* [Requirements]: Begin with the first line of the listing and quote every line through the one containing "7.5, 7.75, 8.0]"; give only those lines.

* [Information supplied]:

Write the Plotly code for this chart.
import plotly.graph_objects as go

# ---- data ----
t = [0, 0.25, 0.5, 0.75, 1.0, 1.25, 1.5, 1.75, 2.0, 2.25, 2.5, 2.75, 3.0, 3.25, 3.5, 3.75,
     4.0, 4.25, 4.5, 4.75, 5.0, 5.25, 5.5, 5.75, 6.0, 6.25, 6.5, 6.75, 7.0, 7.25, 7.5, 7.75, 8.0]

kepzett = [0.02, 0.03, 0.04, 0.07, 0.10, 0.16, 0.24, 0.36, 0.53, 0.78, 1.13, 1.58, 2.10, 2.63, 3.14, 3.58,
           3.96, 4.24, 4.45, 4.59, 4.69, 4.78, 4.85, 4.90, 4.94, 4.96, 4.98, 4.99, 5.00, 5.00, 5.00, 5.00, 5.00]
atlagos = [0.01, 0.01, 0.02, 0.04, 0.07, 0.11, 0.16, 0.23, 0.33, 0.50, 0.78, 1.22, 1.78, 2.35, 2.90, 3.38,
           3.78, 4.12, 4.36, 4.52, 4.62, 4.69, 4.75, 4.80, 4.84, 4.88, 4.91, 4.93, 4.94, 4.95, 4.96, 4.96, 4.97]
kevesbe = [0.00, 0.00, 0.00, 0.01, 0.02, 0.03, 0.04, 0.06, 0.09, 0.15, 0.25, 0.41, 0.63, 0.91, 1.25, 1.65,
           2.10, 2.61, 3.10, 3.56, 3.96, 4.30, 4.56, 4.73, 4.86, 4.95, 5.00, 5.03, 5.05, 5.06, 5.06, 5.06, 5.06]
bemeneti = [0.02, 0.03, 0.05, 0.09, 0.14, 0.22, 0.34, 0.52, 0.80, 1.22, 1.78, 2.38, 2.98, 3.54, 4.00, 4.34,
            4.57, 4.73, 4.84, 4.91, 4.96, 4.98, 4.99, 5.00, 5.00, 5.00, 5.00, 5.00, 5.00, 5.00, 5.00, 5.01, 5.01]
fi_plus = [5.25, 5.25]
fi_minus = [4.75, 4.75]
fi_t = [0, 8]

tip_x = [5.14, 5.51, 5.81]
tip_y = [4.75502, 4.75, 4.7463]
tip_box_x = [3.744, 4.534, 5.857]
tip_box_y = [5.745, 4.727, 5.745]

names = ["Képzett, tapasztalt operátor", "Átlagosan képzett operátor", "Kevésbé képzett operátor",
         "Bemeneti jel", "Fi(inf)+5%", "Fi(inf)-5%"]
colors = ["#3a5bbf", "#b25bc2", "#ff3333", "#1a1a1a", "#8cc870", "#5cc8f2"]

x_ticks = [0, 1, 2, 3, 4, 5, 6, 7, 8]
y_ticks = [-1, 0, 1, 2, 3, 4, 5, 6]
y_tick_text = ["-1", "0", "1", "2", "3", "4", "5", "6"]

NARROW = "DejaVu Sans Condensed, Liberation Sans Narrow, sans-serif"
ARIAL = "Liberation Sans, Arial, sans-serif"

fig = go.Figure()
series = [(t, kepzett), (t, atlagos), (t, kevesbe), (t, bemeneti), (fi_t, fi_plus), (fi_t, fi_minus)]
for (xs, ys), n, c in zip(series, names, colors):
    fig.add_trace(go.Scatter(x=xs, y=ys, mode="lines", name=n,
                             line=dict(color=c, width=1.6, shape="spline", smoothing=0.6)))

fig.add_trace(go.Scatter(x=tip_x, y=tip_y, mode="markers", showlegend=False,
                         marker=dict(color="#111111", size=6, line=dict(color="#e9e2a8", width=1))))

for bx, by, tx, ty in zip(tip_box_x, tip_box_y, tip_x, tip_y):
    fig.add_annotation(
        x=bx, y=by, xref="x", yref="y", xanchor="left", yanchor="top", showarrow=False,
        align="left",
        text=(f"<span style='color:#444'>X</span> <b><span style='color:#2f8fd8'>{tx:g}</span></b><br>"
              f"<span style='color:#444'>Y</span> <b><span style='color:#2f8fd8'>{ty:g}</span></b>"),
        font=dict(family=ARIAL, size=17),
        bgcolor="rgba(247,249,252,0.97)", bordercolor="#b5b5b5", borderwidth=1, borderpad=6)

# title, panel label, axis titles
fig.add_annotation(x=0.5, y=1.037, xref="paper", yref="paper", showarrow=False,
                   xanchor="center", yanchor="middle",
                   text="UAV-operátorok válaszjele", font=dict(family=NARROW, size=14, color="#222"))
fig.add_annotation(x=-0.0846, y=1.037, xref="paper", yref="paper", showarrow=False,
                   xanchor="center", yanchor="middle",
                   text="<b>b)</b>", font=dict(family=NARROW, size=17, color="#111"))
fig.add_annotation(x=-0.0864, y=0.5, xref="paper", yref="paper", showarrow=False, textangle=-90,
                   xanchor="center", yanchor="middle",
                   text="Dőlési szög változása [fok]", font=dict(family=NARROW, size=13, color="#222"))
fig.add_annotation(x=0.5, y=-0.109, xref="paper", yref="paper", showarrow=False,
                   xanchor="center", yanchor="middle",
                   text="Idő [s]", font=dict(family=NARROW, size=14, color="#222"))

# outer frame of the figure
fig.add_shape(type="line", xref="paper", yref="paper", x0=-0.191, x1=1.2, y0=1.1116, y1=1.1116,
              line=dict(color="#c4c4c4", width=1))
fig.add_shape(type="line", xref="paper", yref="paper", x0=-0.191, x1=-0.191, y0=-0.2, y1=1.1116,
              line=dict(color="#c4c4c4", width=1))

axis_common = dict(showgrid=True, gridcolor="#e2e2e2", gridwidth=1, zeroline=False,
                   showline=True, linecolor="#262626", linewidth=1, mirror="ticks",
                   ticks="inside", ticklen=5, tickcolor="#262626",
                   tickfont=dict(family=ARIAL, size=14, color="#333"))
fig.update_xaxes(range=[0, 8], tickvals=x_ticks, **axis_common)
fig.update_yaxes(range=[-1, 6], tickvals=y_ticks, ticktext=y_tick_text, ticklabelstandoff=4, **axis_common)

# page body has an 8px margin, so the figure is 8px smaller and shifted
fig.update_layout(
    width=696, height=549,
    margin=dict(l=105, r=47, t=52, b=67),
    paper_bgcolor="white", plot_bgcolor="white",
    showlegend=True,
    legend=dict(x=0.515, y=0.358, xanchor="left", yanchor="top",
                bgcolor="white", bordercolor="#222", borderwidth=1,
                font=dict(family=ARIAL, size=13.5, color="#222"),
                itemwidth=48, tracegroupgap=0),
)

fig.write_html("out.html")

* [Output below]:
Write the Plotly code for this chart.
import plotly.graph_objects as go

# ---- data ----
t = [0, 0.25, 0.5, 0.75, 1.0, 1.25, 1.5, 1.75, 2.0, 2.25, 2.5, 2.75, 3.0, 3.25, 3.5, 3.75,
     4.0, 4.25, 4.5, 4.75, 5.0, 5.25, 5.5, 5.75, 6.0, 6.25, 6.5, 6.75, 7.0, 7.25, 7.5, 7.75, 8.0]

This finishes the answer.